→ **Data block**:
——

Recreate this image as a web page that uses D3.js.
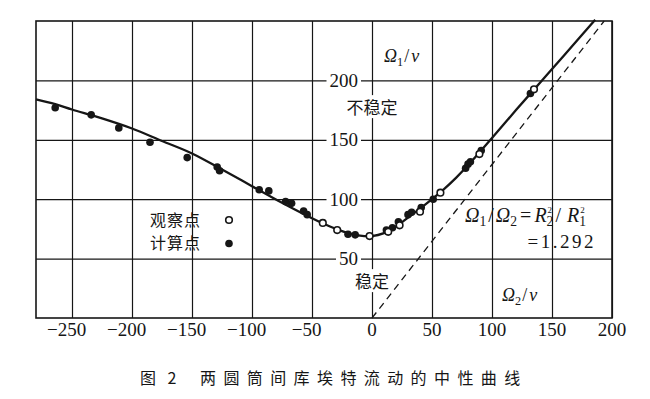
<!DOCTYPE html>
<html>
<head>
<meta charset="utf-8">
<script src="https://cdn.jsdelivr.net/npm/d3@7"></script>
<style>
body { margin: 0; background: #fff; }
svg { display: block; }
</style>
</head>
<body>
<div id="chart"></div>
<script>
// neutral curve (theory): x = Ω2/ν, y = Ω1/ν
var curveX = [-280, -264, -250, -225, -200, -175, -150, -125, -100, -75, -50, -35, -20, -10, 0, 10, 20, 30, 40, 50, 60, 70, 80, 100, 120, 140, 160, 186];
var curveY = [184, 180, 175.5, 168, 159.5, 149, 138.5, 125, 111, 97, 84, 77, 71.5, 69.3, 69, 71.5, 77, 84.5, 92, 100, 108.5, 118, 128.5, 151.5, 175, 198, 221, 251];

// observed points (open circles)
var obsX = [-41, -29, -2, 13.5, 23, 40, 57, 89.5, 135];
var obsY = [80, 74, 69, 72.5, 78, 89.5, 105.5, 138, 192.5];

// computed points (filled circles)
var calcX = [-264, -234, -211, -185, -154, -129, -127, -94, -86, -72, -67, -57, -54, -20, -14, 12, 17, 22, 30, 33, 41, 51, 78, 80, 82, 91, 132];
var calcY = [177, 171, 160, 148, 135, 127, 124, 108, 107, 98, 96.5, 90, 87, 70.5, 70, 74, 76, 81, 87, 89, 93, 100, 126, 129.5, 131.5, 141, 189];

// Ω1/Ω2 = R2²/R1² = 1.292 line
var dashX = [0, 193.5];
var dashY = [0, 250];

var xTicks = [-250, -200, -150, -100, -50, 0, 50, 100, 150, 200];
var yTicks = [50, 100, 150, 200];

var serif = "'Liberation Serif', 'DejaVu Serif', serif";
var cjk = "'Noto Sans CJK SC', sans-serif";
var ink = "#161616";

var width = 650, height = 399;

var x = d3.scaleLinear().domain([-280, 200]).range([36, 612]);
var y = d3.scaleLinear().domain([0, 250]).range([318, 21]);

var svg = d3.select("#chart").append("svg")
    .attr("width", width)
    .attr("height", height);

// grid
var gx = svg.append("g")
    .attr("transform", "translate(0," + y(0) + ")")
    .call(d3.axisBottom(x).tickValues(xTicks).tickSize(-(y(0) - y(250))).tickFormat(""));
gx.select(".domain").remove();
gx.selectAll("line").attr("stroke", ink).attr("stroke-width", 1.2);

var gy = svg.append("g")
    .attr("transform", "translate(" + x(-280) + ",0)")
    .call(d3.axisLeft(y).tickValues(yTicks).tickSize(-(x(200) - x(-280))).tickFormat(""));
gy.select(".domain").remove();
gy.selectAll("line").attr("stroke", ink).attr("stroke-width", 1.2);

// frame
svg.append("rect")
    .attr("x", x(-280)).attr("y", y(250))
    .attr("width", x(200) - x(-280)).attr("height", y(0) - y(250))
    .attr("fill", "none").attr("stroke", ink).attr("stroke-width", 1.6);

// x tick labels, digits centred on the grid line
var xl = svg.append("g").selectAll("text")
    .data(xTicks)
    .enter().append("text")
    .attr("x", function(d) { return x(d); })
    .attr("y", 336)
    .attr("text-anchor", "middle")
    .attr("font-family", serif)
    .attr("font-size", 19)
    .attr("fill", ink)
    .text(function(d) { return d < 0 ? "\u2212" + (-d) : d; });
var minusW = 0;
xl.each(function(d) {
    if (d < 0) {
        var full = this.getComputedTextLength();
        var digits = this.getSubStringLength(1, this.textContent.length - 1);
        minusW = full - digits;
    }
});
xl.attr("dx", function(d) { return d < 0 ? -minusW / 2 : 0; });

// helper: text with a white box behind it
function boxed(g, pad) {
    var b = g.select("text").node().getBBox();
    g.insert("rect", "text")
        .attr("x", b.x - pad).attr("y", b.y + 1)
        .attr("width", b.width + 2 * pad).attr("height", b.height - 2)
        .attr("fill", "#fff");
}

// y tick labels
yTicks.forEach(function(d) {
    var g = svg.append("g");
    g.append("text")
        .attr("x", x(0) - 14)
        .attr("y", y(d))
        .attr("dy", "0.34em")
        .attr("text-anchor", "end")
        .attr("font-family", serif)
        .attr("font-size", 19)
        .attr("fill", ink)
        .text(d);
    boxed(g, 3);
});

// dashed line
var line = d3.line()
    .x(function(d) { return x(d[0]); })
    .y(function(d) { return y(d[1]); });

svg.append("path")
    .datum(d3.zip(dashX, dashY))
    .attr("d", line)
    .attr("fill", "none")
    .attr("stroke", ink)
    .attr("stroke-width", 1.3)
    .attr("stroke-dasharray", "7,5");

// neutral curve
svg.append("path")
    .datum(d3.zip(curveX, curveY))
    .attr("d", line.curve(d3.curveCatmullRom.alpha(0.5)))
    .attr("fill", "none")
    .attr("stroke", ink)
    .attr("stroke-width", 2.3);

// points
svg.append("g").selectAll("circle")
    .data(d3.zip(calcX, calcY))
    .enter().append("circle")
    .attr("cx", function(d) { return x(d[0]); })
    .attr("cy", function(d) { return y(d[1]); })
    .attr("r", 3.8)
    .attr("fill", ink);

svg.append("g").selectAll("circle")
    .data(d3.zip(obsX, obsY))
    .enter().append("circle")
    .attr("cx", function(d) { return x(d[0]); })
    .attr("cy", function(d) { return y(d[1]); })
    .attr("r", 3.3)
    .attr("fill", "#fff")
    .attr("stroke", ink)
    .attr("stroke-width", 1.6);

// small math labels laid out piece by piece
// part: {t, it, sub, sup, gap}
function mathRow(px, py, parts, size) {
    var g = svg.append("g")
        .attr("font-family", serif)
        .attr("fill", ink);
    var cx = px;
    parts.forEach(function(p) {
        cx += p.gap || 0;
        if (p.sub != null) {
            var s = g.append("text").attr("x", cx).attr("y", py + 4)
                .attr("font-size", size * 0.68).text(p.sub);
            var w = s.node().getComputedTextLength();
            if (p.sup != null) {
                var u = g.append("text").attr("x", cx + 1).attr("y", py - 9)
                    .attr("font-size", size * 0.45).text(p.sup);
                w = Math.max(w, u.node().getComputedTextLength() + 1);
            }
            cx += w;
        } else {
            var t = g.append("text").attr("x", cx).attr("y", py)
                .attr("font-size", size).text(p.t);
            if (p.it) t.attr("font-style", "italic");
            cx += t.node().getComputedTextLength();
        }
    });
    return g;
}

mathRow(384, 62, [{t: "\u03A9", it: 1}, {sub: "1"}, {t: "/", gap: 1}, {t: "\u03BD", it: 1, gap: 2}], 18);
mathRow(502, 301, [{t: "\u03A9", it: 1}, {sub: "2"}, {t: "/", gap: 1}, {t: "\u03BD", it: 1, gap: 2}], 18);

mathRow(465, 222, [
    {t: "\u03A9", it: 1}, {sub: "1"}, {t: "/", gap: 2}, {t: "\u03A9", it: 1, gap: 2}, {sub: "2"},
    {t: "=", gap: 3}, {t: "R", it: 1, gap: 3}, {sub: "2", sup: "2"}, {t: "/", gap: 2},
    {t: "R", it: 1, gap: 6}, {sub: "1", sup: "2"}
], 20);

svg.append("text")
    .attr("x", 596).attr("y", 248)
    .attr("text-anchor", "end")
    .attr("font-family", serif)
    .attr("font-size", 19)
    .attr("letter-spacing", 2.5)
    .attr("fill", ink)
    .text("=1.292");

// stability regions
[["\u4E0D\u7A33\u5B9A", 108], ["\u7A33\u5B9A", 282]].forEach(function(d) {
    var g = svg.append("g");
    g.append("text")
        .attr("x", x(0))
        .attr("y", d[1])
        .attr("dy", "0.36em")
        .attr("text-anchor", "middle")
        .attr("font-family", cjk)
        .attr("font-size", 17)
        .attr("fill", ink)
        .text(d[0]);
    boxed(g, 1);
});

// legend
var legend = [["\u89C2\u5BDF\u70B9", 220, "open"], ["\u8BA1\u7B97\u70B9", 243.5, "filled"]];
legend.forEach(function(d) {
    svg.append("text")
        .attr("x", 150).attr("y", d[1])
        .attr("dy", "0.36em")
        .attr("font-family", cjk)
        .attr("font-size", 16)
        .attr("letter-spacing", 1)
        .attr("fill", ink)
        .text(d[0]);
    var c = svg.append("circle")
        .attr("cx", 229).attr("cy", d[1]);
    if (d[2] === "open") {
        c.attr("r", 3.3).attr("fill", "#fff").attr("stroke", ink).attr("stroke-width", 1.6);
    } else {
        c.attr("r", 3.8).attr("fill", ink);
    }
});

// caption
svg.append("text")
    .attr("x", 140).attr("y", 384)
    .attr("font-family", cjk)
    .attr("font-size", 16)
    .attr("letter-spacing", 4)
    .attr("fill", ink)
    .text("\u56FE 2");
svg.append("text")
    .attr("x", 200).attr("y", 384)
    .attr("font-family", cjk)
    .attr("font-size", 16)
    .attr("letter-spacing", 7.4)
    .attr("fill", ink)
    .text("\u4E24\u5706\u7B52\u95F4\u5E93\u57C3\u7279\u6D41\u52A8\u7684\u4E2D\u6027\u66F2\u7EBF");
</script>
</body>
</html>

——

→ **Instructions to follow**:
From the opening line of the listing above through the line bearing "var y = d3.scaleLinear().domain([0, 250]).range([318, 21]);", repeat each line exactly. Drop every picture.

→ **Exercise output**:
Recreate this image as a web page that uses D3.js.
<!DOCTYPE html>
<html>
<head>
<meta charset="utf-8">
<script src="https://cdn.jsdelivr.net/npm/d3@7"></script>
<style>
body { margin: 0; background: #fff; }
svg { display: block; }
</style>
</head>
<body>
<div id="chart"></div>
<script>
// neutral curve (theory): x = Ω2/ν, y = Ω1/ν
var curveX = [-280, -264, -250, -225, -200, -175, -150, -125, -100, -75, -50, -35, -20, -10, 0, 10, 20, 30, 40, 50, 60, 70, 80, 100, 120, 140, 160, 186];
var curveY = [184, 180, 175.5, 168, 159.5, 149, 138.5, 125, 111, 97, 84, 77, 71.5, 69.3, 69, 71.5, 77, 84.5, 92, 100, 108.5, 118, 128.5, 151.5, 175, 198, 221, 251];

// observed points (open circles)
var obsX = [-41, -29, -2, 13.5, 23, 40, 57, 89.5, 135];
var obsY = [80, 74, 69, 72.5, 78, 89.5, 105.5, 138, 192.5];

// computed points (filled circles)
var calcX = [-264, -234, -211, -185, -154, -129, -127, -94, -86, -72, -67, -57, -54, -20, -14, 12, 17, 22, 30, 33, 41, 51, 78, 80, 82, 91, 132];
var calcY = [177, 171, 160, 148, 135, 127, 124, 108, 107, 98, 96.5, 90, 87, 70.5, 70, 74, 76, 81, 87, 89, 93, 100, 126, 129.5, 131.5, 141, 189];

// Ω1/Ω2 = R2²/R1² = 1.292 line
var dashX = [0, 193.5];
var dashY = [0, 250];

var xTicks = [-250, -200, -150, -100, -50, 0, 50, 100, 150, 200];
var yTicks = [50, 100, 150, 200];

var serif = "'Liberation Serif', 'DejaVu Serif', serif";
var cjk = "'Noto Sans CJK SC', sans-serif";
var ink = "#161616";

var width = 650, height = 399;

var x = d3.scaleLinear().domain([-280, 200]).range([36, 612]);
var y = d3.scaleLinear().domain([0, 250]).range([318, 21]);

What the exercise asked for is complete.